Tuesday, December 11, 2012

Back in the Saddle

I know.  It's been over a month since I last posted.  Truth is, I just haven't worked that much on the plane.  Lots of yard work and things like that have gotten done on the weekends (with body aches to prove it), but for some reason my enthusiasm for evening work on the plane has wained a bit with the shorter days, despite taking a day or two off to work on it.  I need to get on the ball though.  There'll probably be a scheduled price increase in February on the various kits that Van's sells and I'll want to have my order placed for the RV-12 wing kit before then.  Because of workspace issues I'll also want to have the tailcone finished and stowed away before the big crate full of airplane wing parts arrives at my door.

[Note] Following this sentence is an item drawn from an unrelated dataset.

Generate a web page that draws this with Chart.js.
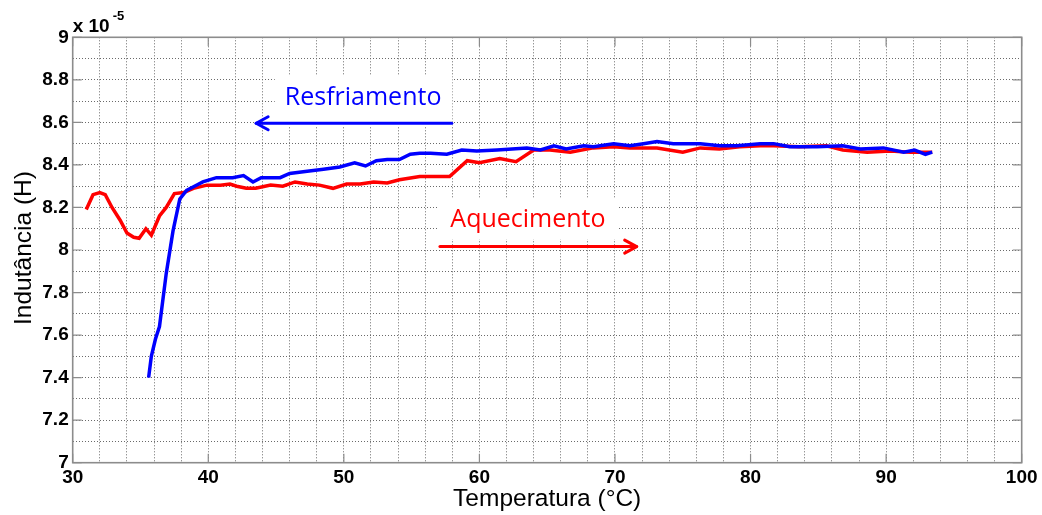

So what have I done in the last month?  Well, I
 * removed the blue plastic protecting the skins along all the rivet lines,
 * deburred all the rivet holes and edges,
 * bent the edges on the tailcone skins per the plans (not hard, once someone shows you how),
 * fluted the frames to straighten the rivet hole lines, and
 * fastened together the tailcone frame hoops shown in picture.
The large and medium hoops are easy - a few pop rivets and you're done.  The small hoop, the one that goes at the very aft of the tail cone, required the assistance of my neighbor Ken because there's a doubler plate and six-inch angle fastened with #4 rivets that need to be squeezed, and the pieces are too light to secure firmly while operating the rivet squeezer, which is also awkward to use (for me anyway).  In return I promised to help Ken clean out his second-story rain gutters this weekend.

As you can see, I did manage to mess up the first rivet (bottom row left) by oversqueezing it, I think.  Somehow there ended up being a small gap between the doubler plate and the frame after I squeezed the rivet.  So I drilled it out and, since the hole is now enlarged, ordered some #5 rivets from Aircraft Spruce to use in that hole.  They should arrive any day now.  The other 17 rivets went in pretty well because I took my own earlier advice and only gave each rivet a half-squeeze until all 17 were in, then went back and re-squeezed down to spec.  It also helped a lot having Ken hold the frame steady while I manned the rivet squeezer.  With the exception of the first bottom rivet (soon to be fixed), I'm satisfied with it.
Picture of tail cone frame frame

December 18 update:  The # 5 replacement rivets came in the mail so I could finish the final rivet in the small bulkhead hoop.  You're not supposed to use a Cleaveland Main Squeeze rivet squeezer on 5/32" rivets but I used it anyway and didn't break anything.  Here's the # 5 "oops" rivet next to seventeen # 4s:
It should be okay.  It's deep in the tailcone and faces aft, so no-one will see it anyway.